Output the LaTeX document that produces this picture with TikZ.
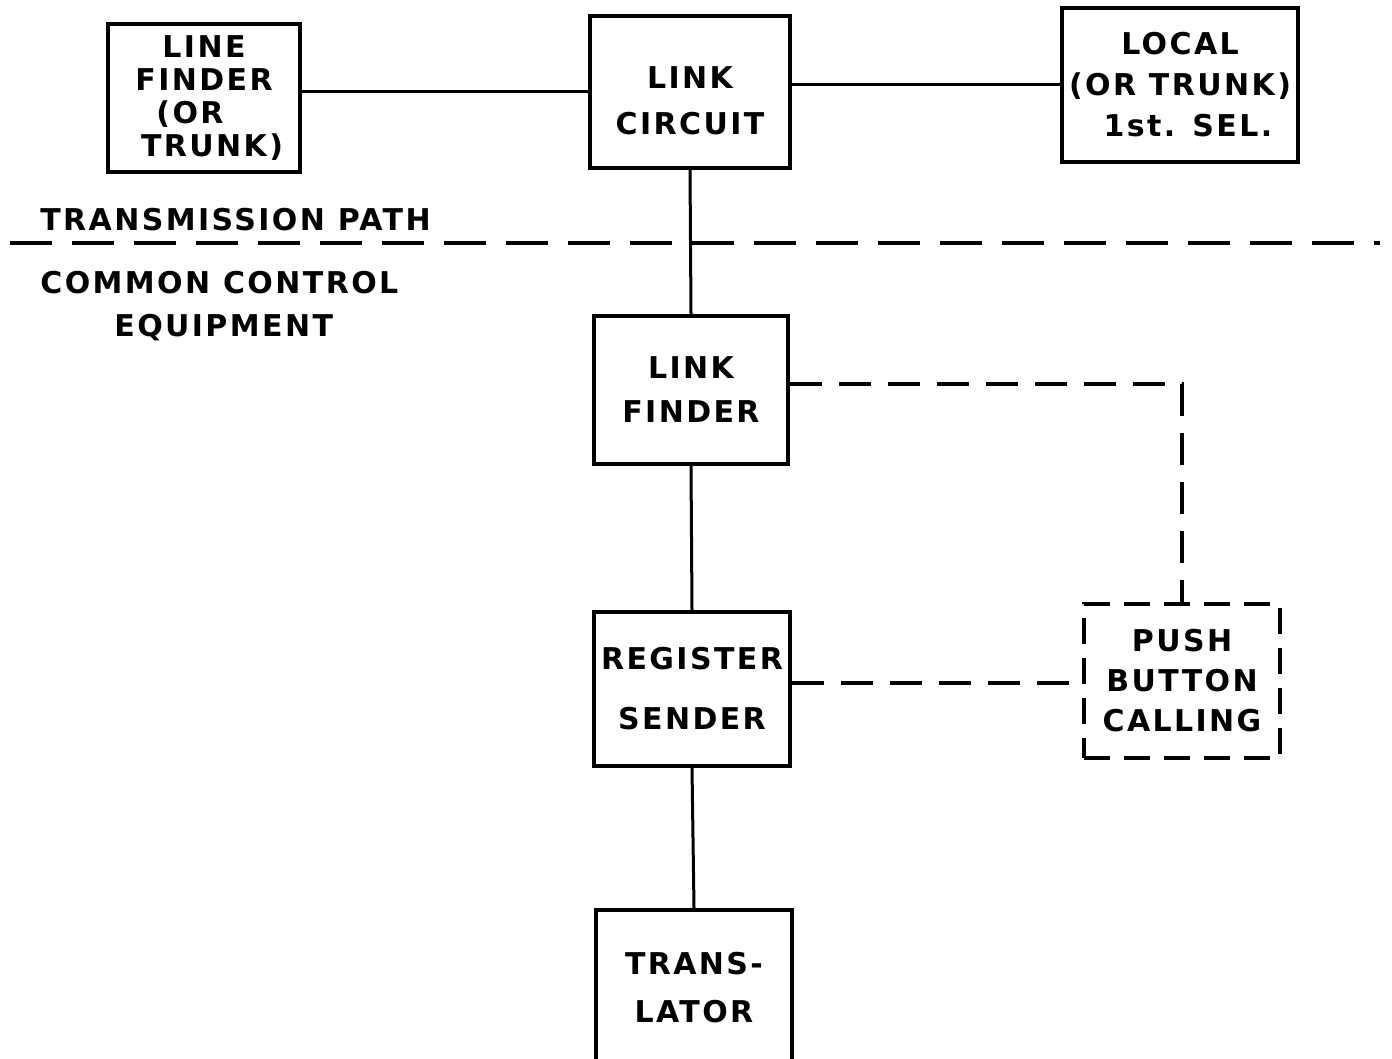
\documentclass[tikz,border=0pt]{standalone}
\usepackage{fontspec}
\newfontfamily\labfont[LetterSpace=8]{DejaVu Sans}
\begin{document}
\begin{tikzpicture}[x=0.5pt,y=-0.5pt,
  box/.style={draw, line width=2pt, inner sep=0pt, align=center,
    font=\labfont\bfseries\fontsize{15}{#1}\selectfont},
  box/.default=22pt,
  dbox/.style={box=#1, dash pattern=on 13pt off 7pt},
  conn/.style={line width=1.5pt},
  dconn/.style={line width=1.8pt, dash pattern=on 16pt off 8.5pt},
  sep/.style={line width=2.3pt, dash pattern=on 21pt off 10pt},
  lab/.style={anchor=west, inner sep=0pt, font=\labfont\bfseries\fontsize{15}{18}\selectfont}]
\useasboundingbox (0,0) rectangle (1392,1059);
\clip (0,0) rectangle (1392,1059);
\fill[white] (0,0) rectangle (1392,1059);

% boxes
\node[box=16.5pt, minimum width=96pt, minimum height=74pt] (lf) at (204,98) {LINE\\FINDER\\(OR\kern 14pt\\\kern 8pt TRUNK)};
\node[box=23pt, minimum width=100pt, minimum height=76pt] (lc) at (690,92) {\rule{0pt}{20pt}LINK\\CIRCUIT};
\node[box=20.5pt, minimum width=118pt, minimum height=77pt] (loc) at (1180,85) {LOCAL\\(OR TRUNK)\\\kern 8pt 1st. SEL.};
\node[box=22pt, minimum width=97pt, minimum height=74pt] (lkf) at (691,390) {LINK\\FINDER};
\node[box=30pt, minimum width=98pt, minimum height=77pt] (reg) at (692,689) {REGISTER\\SENDER};
\node[box=24pt, minimum width=98pt, minimum height=78pt] (tr) at (694,988) {TRANS-\\LATOR};
\node[dbox=20pt, minimum width=98pt, minimum height=77pt] (pb) at (1182,681) {PUSH\\BUTTON\\CALLING};

% labels
\node[lab] (tp) at (40,220) {TRANSMISSION PATH};
\node[lab] (cc) at (40,283) {COMMON CONTROL};
\node[lab] (eq) at (114,328) {EQUIPMENT};

% divider
\coordinate (sepL) at (10,243);
\coordinate (sepR) at (1380,243);
\draw[sep] (sepL) -- (sepR);

% connectors
\draw[conn] (lf.east |- lc.west) -- (lc.west);
\draw[conn] (lc.east |- loc.west) -- (loc.west);
\draw[conn] (lc.south) -- (lkf.north);
\draw[conn] (lkf.south) -- (reg.north);
\draw[conn] (reg.south) -- (tr.north);
\draw[dconn] ([yshift=3pt]lkf.east) -- ([yshift=3pt]lkf.east -| pb.north) -- (pb.north);
\draw[dconn] ([yshift=3pt]reg.east) -- ([yshift=3pt]reg.east -| pb.west);
\end{tikzpicture}
\end{document}
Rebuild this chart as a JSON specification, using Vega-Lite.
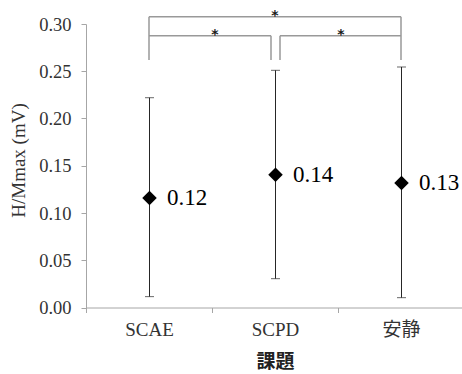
{
  "$schema": "https://vega.github.io/schema/vega-lite/v6.json",
  "width": 378,
  "height": 283.5,
  "autosize": "none",
  "padding": {"left": 86, "top": 24, "right": 0, "bottom": 66.5},
  "background": "white",
  "config": {"view": {"stroke": null}, "font": "Liberation Serif"},
  "datasets": {
    "stats": [
      {"group": "SCAE", "mean": 0.116, "lo": 0.0115, "hi": 0.222},
      {"group": "SCPD", "mean": 0.1406, "lo": 0.0305, "hi": 0.251},
      {"group": "安静", "mean": 0.1317, "lo": 0.0104, "hi": 0.2545}
    ],
    "brackets": [
      {"pair": "all", "from": "SCAE", "to": "安静", "y": 0.3077},
      {"pair": "left", "from": "SCAE", "to": "SCPD", "y": 0.2876},
      {"pair": "right", "from": "SCPD", "to": "安静", "y": 0.2876}
    ],
    "legs": [
      {"leg": "outer", "group": "SCAE", "y": 0.2619, "y2": 0.3077},
      {"leg": "outer", "group": "安静", "y": 0.2619, "y2": 0.3077},
      {"leg": "inner-left", "group": "SCPD", "y": 0.2619, "y2": 0.2876},
      {"leg": "inner-right", "group": "SCPD", "y": 0.2619, "y2": 0.2876}
    ],
    "stars": [
      {"pair": "all", "group": "SCPD", "y": 0.3077, "mark": "*"},
      {"pair": "left", "group": "SCAE", "y": 0.2876, "mark": "*"},
      {"pair": "right", "group": "SCPD", "y": 0.2876, "mark": "*"}
    ]
  },
  "layer": [
    {
      "data": {"name": "stats"},
      "mark": {"type": "rule", "color": "#262626", "strokeWidth": 1, "xOffset": 0.5},
      "encoding": {
        "x": {
          "field": "group",
          "type": "nominal",
          "scale": {"domain": ["SCAE", "SCPD", "安静"], "paddingInner": 0, "paddingOuter": 0},
          "axis": {
            "title": "課題",
            "tickBand": "extent",
            "labelAngle": 0,
            "domainColor": "#a6a6a6",
            "tickColor": "#a6a6a6",
            "tickSize": 5,
            "labelPadding": 8,
            "labelFont": "Liberation Serif, Noto Sans CJK JP",
            "labelFontSize": 19,
            "labelColor": "#333333",
            "titleFont": "Noto Sans CJK JP",
            "titleFontSize": 19,
            "titleFontWeight": "bold",
            "titleColor": "#222222",
            "titlePadding": 13
          }
        },
        "y": {
          "field": "lo",
          "type": "quantitative",
          "scale": {"domain": [0, 0.3], "nice": false, "zero": true},
          "axis": {
            "title": "H/Mmax (mV)",
            "values": [0, 0.05, 0.1, 0.15, 0.2, 0.25, 0.3],
            "format": ".2f",
            "grid": false,
            "domainColor": "#a6a6a6",
            "tickColor": "#a6a6a6",
            "tickSize": 5,
            "labelPadding": 10,
            "labelFont": "Liberation Serif",
            "labelFontSize": 18.5,
            "labelColor": "#333333",
            "titleFont": "Liberation Serif",
            "titleFontSize": 19,
            "titleFontWeight": "normal",
            "titleColor": "#333333",
            "titleAngle": -90,
            "titleAlign": "center",
            "titleBaseline": "middle",
            "titleX": -68,
            "titleY": 136
          }
        },
        "y2": {"field": "hi"}
      }
    },
    {
      "data": {"name": "stats"},
      "mark": {"type": "tick", "color": "#262626", "size": 9, "thickness": 1, "xOffset": 0.5},
      "encoding": {
        "x": {"field": "group", "type": "nominal"},
        "y": {"field": "lo", "type": "quantitative"}
      }
    },
    {
      "data": {"name": "stats"},
      "mark": {"type": "tick", "color": "#262626", "size": 9, "thickness": 1, "xOffset": 0.5},
      "encoding": {
        "x": {"field": "group", "type": "nominal"},
        "y": {"field": "hi", "type": "quantitative"}
      }
    },
    {
      "data": {"name": "stats"},
      "mark": {"type": "point", "shape": "diamond", "filled": true, "size": 210, "color": "#000000", "opacity": 1, "xOffset": 0.5},
      "encoding": {
        "x": {"field": "group", "type": "nominal"},
        "y": {"field": "mean", "type": "quantitative"}
      }
    },
    {
      "data": {"name": "stats"},
      "mark": {"type": "text", "align": "left", "baseline": "middle", "dx": 18, "fontSize": 23, "font": "Liberation Serif", "color": "#000000"},
      "encoding": {
        "x": {"field": "group", "type": "nominal"},
        "y": {"field": "mean", "type": "quantitative"},
        "text": {"field": "mean", "type": "quantitative", "format": ".2f"}
      }
    },
    {
      "data": {"name": "brackets"},
      "transform": [{"filter": "datum.pair === 'all'"}],
      "mark": {"type": "rule", "color": "#999999", "strokeWidth": 1.5},
      "encoding": {
        "x": {"field": "from", "type": "nominal"},
        "x2": {"field": "to"},
        "y": {"field": "y", "type": "quantitative"}
      }
    },
    {
      "data": {"name": "brackets"},
      "transform": [{"filter": "datum.pair === 'left'"}],
      "mark": {"type": "rule", "color": "#999999", "strokeWidth": 1.5, "x2Offset": -4},
      "encoding": {
        "x": {"field": "from", "type": "nominal"},
        "x2": {"field": "to"},
        "y": {"field": "y", "type": "quantitative"}
      }
    },
    {
      "data": {"name": "brackets"},
      "transform": [{"filter": "datum.pair === 'right'"}],
      "mark": {"type": "rule", "color": "#999999", "strokeWidth": 1.5, "xOffset": 5},
      "encoding": {
        "x": {"field": "from", "type": "nominal"},
        "x2": {"field": "to"},
        "y": {"field": "y", "type": "quantitative"}
      }
    },
    {
      "data": {"name": "legs"},
      "transform": [{"filter": "datum.leg === 'outer'"}],
      "mark": {"type": "rule", "color": "#999999", "strokeWidth": 1.5},
      "encoding": {
        "x": {"field": "group", "type": "nominal"},
        "y": {"field": "y", "type": "quantitative"},
        "y2": {"field": "y2"}
      }
    },
    {
      "data": {"name": "legs"},
      "transform": [{"filter": "datum.leg === 'inner-left'"}],
      "mark": {"type": "rule", "color": "#999999", "strokeWidth": 1.5, "xOffset": -4},
      "encoding": {
        "x": {"field": "group", "type": "nominal"},
        "y": {"field": "y", "type": "quantitative"},
        "y2": {"field": "y2"}
      }
    },
    {
      "data": {"name": "legs"},
      "transform": [{"filter": "datum.leg === 'inner-right'"}],
      "mark": {"type": "rule", "color": "#999999", "strokeWidth": 1.5, "xOffset": 5},
      "encoding": {
        "x": {"field": "group", "type": "nominal"},
        "y": {"field": "y", "type": "quantitative"},
        "y2": {"field": "y2"}
      }
    },
    {
      "data": {"name": "stars"},
      "transform": [{"filter": "datum.pair === 'all'"}],
      "mark": {"type": "text", "baseline": "middle", "align": "center", "dy": -1, "fontSize": 14, "font": "DejaVu Sans", "fontWeight": "bold", "color": "#1a1a1a"},
      "encoding": {
        "x": {"field": "group", "type": "nominal"},
        "y": {"field": "y", "type": "quantitative"},
        "text": {"field": "mark"}
      }
    },
    {
      "data": {"name": "stars"},
      "transform": [{"filter": "datum.pair !== 'all'"}],
      "mark": {"type": "text", "baseline": "middle", "align": "center", "dy": -1, "dx": 3, "fontSize": 14, "font": "DejaVu Sans", "fontWeight": "bold", "color": "#1a1a1a"},
      "encoding": {
        "x": {"field": "group", "type": "nominal", "bandPosition": 1},
        "y": {"field": "y", "type": "quantitative"},
        "text": {"field": "mark"}
      }
    }
  ]
}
##############################
What is being asked
Take every line from the data that contains the word "this".

Answer to the exercise
Output the LaTeX document that produces this picture with TikZ.
Rebuild this chart as a JSON specification, using Vega-Lite.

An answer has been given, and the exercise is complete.